Никитка поморщился: громкие звуки все еще вызывали резкую головную боль. Он повернулся на зов. Ему махал рукой один из мальчишек — друганов старшего из братьев — Васьки Егорова, который стоял в окружении нескольких ребят, что-то обсуждавших…
Мир оказался тесен: через вербовку проходил обоз с ранеными, которых везли от железной дороги, там фашисты разбомбили санитарный эшелон и повредили железнодорожные пути. На одной из телег везли Никитку. Так получилось, что нужно было взять еще несколько раненых, но места просто не было. Тогда одна из врачей обратилась к жителям с просьбой взять к себе в дома несколько раненых, которые просто могли не выдержать транспортировки по ухабистой дороге.

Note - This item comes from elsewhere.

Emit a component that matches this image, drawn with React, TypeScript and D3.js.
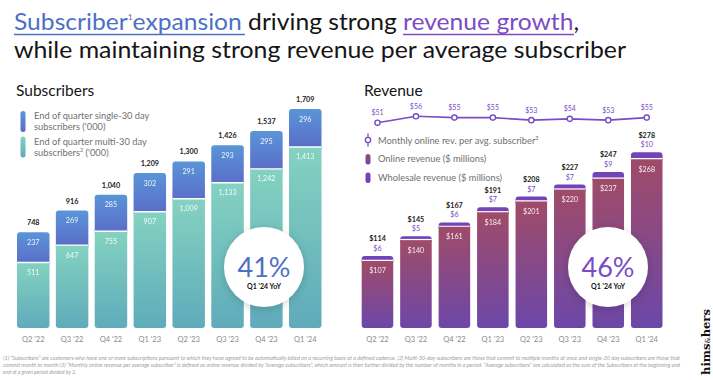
import React from "react";
import * as d3 from "d3";

const quarters = ["Q2 '22", "Q3 '22", "Q4 '22", "Q1 '23", "Q2 '23", "Q3 '23", "Q4 '23", "Q1 '24"];
const multiSubs = [511, 647, 755, 907, 1009, 1133, 1242, 1413];
const singleSubs = [237, 269, 285, 302, 291, 293, 295, 296];
const totalSubs = [748, 916, 1040, 1209, 1300, 1426, 1537, 1709];
const onlineRev = [107, 140, 161, 184, 201, 220, 237, 268];
const wholesaleRev = [6, 5, 6, 7, 7, 7, 9, 10];
const totalRev = [114, 145, 167, 191, 208, 227, 247, 278];
const arpu = [51, 56, 55, 55, 53, 54, 53, 55];

const FONT = "Lato, 'Noto Sans', sans-serif";
const BLUE = "#4d6fc6";
const PURPLE = "#7b4cc4";

const footnotes = [
  "(1) \u201cSubscribers\u201d are customers who have one or more subscriptions pursuant to which they have agreed to be automatically billed on a recurring basis at a defined cadence. (2) Multi-30-day subscribers are those that commit to multiple months at once and single-30 day subscribers are those that",
  "commit month to month (3) \u201cMonthly online revenue per average subscriber\u201d is defined as online revenue divided by \u201caverage subscribers\u201d, which amount is then further divided by the number of months in a period. \u201cAverage subscribers\u201d are calculated as the sum of the Subscribers at the beginning and",
  "end of a given period divided by 2.",
];

function topRounded(x: number, y: number, w: number, h: number, r: number) {
  return `M${x},${y + h}V${y + r}Q${x},${y} ${x + r},${y}H${x + w - r}Q${x + w},${y} ${x + w},${y + r}V${y + h}Z`;
}
function bottomRounded(x: number, y: number, w: number, h: number, r: number) {
  return `M${x},${y}H${x + w}V${y + h - r}Q${x + w},${y + h} ${x + w - r},${y + h}H${x + r}Q${x},${y + h} ${x},${y + h - r}Z`;
}

export default function App() {
  const W = 713, H = 380;
  const baseY = 328;

  const xL = d3.scaleBand<string>().domain(quarters).range([17, 321.5]).paddingInner(0.164).paddingOuter(0);
  const yL = d3.scaleLinear().domain([0, 1709]).range([baseY, 109]);

  const xR = d3.scaleBand<string>().domain(quarters).range([361.7, 662.5]).paddingInner(0.18).paddingOuter(0);
  const yR = d3.scaleLinear().domain([0, 278]).range([baseY, 152.3]);
  const yLine = d3.scaleLinear().domain([51, 56]).range([122.7, 116.3]);

  const linePts: [number, number][] = arpu.map((v, i) => [xR(quarters[i])! + xR.bandwidth() / 2, yLine(v)]);
  const lineGen = d3.line();

  const bwL = xL.bandwidth();
  const bwR = xR.bandwidth();

  return (
    <svg width={W} height={H} style={{ display: "block", position: "absolute", left: 0, top: 0 }} fontFamily={FONT}>
      <defs>
        <linearGradient id="gBlue" x1="0" y1="0" x2="0" y2="1">
          <stop offset="0" stopColor="#5a95d8" />
          <stop offset="1" stopColor="#5a6cc8" />
        </linearGradient>
        <linearGradient id="gTeal" x1="0" y1="0" x2="0" y2="1">
          <stop offset="0" stopColor="#84d2c0" />
          <stop offset="1" stopColor="#5fabbb" />
        </linearGradient>
        <linearGradient id="gOnline" x1="0" y1="0" x2="0" y2="1">
          <stop offset="0" stopColor="#a04b68" />
          <stop offset="1" stopColor="#6c47a8" />
        </linearGradient>
        <filter id="shadow" x="-30%" y="-30%" width="160%" height="160%">
          <feDropShadow dx="0" dy="2" stdDeviation="4" floodColor="#000" floodOpacity="0.18" />
        </filter>
      </defs>
      <rect width={W} height={H} fill="#ffffff" />

      {/* Title */}
      <g fontSize={23.5} fill="#151515">
        <text x={14} y={30} textLength={565} lengthAdjust="spacingAndGlyphs">
          <tspan fill={BLUE}>Subscriber</tspan>
          <tspan fill={BLUE} fontSize={8} dy={-10}>1</tspan>
          <tspan fill={BLUE} dy={10}>expansion</tspan>
          <tspan> driving strong </tspan>
          <tspan fill={PURPLE}>revenue growth</tspan>
          <tspan>,</tspan>
        </text>
        <text x={14} y={58.3} textLength={612} lengthAdjust="spacingAndGlyphs">while maintaining strong revenue per average subscriber</text>
        <line x1={14} x2={245} y1={34.5} y2={34.5} stroke={BLUE} strokeWidth={1.4} />
        <line x1={403} x2={574} y1={34.5} y2={34.5} stroke={PURPLE} strokeWidth={1.4} />
      </g>

      {/* Left panel */}
      <text x={16} y={96} fontSize={15.5} fill="#151515">Subscribers</text>
      <rect x={20.5} y={111} width={5} height={21} rx={2.5} fill="url(#gBlue)" />
      <rect x={20.5} y={136.5} width={5} height={21} rx={2.5} fill="url(#gTeal)" />
      <g fontSize={9.3} fill="#6f6f6f">
        <text x={34} y={118.5}>End of quarter single-30 day</text>
        <text x={34} y={129.5}>subscribers ('000)</text>
        <text x={34} y={144.5}>End of quarter multi-30 day</text>
        <text x={34} y={155.5}>subscribers<tspan fontSize={5.5} dy={-4}>2</tspan><tspan dy={4}>  ('000)</tspan></text>
      </g>

      {quarters.map((q, i) => {
        const x = xL(q)!;
        const yTop = yL(totalSubs[i]);
        const ySplit = yL(multiSubs[i]);
        return (
          <g key={"l" + q}>
            <path d={topRounded(x, yTop, bwL, ySplit - yTop + 2, 3)} fill="url(#gBlue)" />
            <path d={bottomRounded(x, ySplit, bwL, baseY - ySplit, 3)} fill="url(#gTeal)" />
            <line x1={x} x2={x + bwL} y1={ySplit} y2={ySplit} stroke="#fff" strokeWidth={1.4} />
            <text x={x + bwL / 2} y={yTop - 7} textAnchor="middle" fontSize={7.2} fontWeight={700} fill="#222">
              {d3.format(",")(totalSubs[i])}
            </text>
            <text x={x + bwL / 2} y={yTop + 12.5} textAnchor="middle" fontSize={7.2} fill="#fff" opacity={0.9}>
              {d3.format(",")(singleSubs[i])}
            </text>
            <text x={x + bwL / 2} y={ySplit + 12.5} textAnchor="middle" fontSize={7.2} fill="#fff" opacity={0.9}>
              {d3.format(",")(multiSubs[i])}
            </text>
            <text x={x + bwL / 2} y={341.5} textAnchor="middle" fontSize={7.5} fill="#8a8a8a">{q}</text>
          </g>
        );
      })}

      <circle cx={264} cy={267} r={40} fill="#fff" filter="url(#shadow)" />
      <text x={264} y={277} textAnchor="middle" fontSize={27} fill={BLUE}>41%</text>
      <text x={264} y={289} textAnchor="middle" fontSize={7} fontWeight={700} fill="#111">Q1 '24 YoY</text>

      {/* Right panel */}
      <text x={364} y={96} fontSize={15.5} fill="#151515">Revenue</text>
      <path d={lineGen(linePts)!} fill="none" stroke={PURPLE} strokeWidth={1.6} />
      {linePts.map((p, i) => (
        <g key={"p" + i}>
          <circle cx={p[0]} cy={p[1]} r={2.6} fill="#fff" stroke={PURPLE} strokeWidth={1.4} />
          <text x={p[0]} y={p[1] - 7.5} textAnchor="middle" fontSize={7} fill={PURPLE}>${arpu[i]}</text>
        </g>
      ))}

      <line x1={368} x2={368} y1={133.5} y2={146.5} stroke={PURPLE} strokeWidth={1.3} />
      <circle cx={368} cy={140} r={2.6} fill="#fff" stroke={PURPLE} strokeWidth={1.4} />
      <rect x={365.5} y={154} width={5} height={10.5} rx={2.5} fill="url(#gOnline)" />
      <rect x={365.5} y={172.5} width={5} height={10.5} rx={2.5} fill="#7344b8" />
      <g fontSize={9.3} fill="#6f6f6f">
        <text x={378} y={143.5}>Monthly online rev. per avg. subscriber<tspan fontSize={5.5} dy={-4}>3</tspan></text>
        <text x={378} y={162}>Online revenue ($ millions)</text>
        <text x={378} y={181}>Wholesale revenue ($ millions)</text>
      </g>

      {quarters.map((q, i) => {
        const x = xR(q)!;
        const yTop = yR(totalRev[i]);
        const ySplit = yR(onlineRev[i]);
        return (
          <g key={"r" + q}>
            <path d={topRounded(x, yTop, bwR, ySplit - yTop + 2, 3)} fill="#7344b8" />
            <path d={bottomRounded(x, ySplit, bwR, baseY - ySplit, 3)} fill="url(#gOnline)" />
            <line x1={x} x2={x + bwR} y1={ySplit} y2={ySplit} stroke="#fff" strokeWidth={1.2} />
            <text x={x + bwR / 2} y={yTop - 14.5} textAnchor="middle" fontSize={7.2} fontWeight={700} fill="#222">
              ${totalRev[i]}
            </text>
            <text x={x + bwR / 2} y={yTop - 5} textAnchor="middle" fontSize={7.2} fill={PURPLE}>
              ${wholesaleRev[i]}
            </text>
            <text x={x + bwR / 2} y={ySplit + 13} textAnchor="middle" fontSize={7.2} fill="#fff" opacity={0.9}>
              ${onlineRev[i]}
            </text>
            <text x={x + bwR / 2} y={341.5} textAnchor="middle" fontSize={7.5} fill="#8a8a8a">{q}</text>
          </g>
        );
      })}

      <circle cx={608} cy={267} r={40} fill="#fff" filter="url(#shadow)" />
      <text x={608} y={277} textAnchor="middle" fontSize={27} fill={PURPLE}>46%</text>
      <text x={608} y={289} textAnchor="middle" fontSize={7} fontWeight={700} fill="#111">Q1 '24 YoY</text>

      {/* Footnotes */}
      <g fontSize={5.2} fontStyle="italic" fill="#a0a0a0">
        <text x={3} y={359.5} textLength={677} lengthAdjust="spacingAndGlyphs">{footnotes[0]}</text>
        <text x={3} y={366.5} textLength={677} lengthAdjust="spacingAndGlyphs">{footnotes[1]}</text>
        <text x={3} y={374}>{footnotes[2]}</text>
      </g>

      {/* Logo */}
      <text transform="translate(710,342) rotate(-90)" textAnchor="middle" fontFamily="'DejaVu Serif', 'Liberation Serif', serif" fontSize={11.5} fontWeight={700} fill="#111">
        hims<tspan fontSize={7} fontWeight={400}>&amp;</tspan>hers
      </text>
    </svg>
  );
}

Мама Васьки и Кольки сжалилась и взяла в хату контуженного мальчишку в драной, прожженой одежонке, который был в бессознательном состоянии. Сыновья сразу узнали в мальчишке одного из ребят, что шли к линии фронта по железной дороге, но мама посоветовала им об этом никому не говорить. Был он на фронте, не был, но он в гражданской одежде, значит не солдат. А то вдруг немцы придут и убьют, а так получается, что он беженец, под бомбардировку попал.
— Мамка, ты что!? — возмутился Колька. — Немцы сюда не придут!
Но немцы пришли… Сперва хутор как вымер, все сидели по домам. Немцы обшаривали дома: нашли и пристрелили двух раненых красноармейцев. И к Егоровым пришел староста Устин с немцами.
— Степанида! Где твой контуженный? Давай его сюды! Господа немцы стрелять его будут! — хохотнул староста.
— Креста на тебе нет, Устин! За что стрелять-то его? — всплеснула руками мама братьев. И обратилась, уже с просьбой в голосе, к немцам. — Вакуированный он, под бомбы попал, родителей потерял — не солдат он, мальчик!
— Малшик? Evakuierter Junge? (эвакуированный мальчик?) — что-то понял один из них.
Немцы, войдя в комнатку, увидели лежащего в кровати мальчишку с перебинтованной головой.
— Wir haben hier nichts zu tun (Нам здесь делать нечего) — один из немцев махнул рукой на выход.
Все в семье Егоровых облегченно выдохнули: теперь не убьют мальчишку.
Степанида и ее сыновья выходили мальчишку: Никита поднялся с постели, стал самостоятельно двигаться, выходить во двор, только его продолжали мучить головные боли.
Мальчишки пошли к сарайчику, там и состоялся разговор.
— Городской, ты фрицам мстить будешь? Ты с нами?
— А что надо делать? — Никита был рад, что говорят все тихо, почти шепотом.
— Бить их будем! — начал один из пацанов.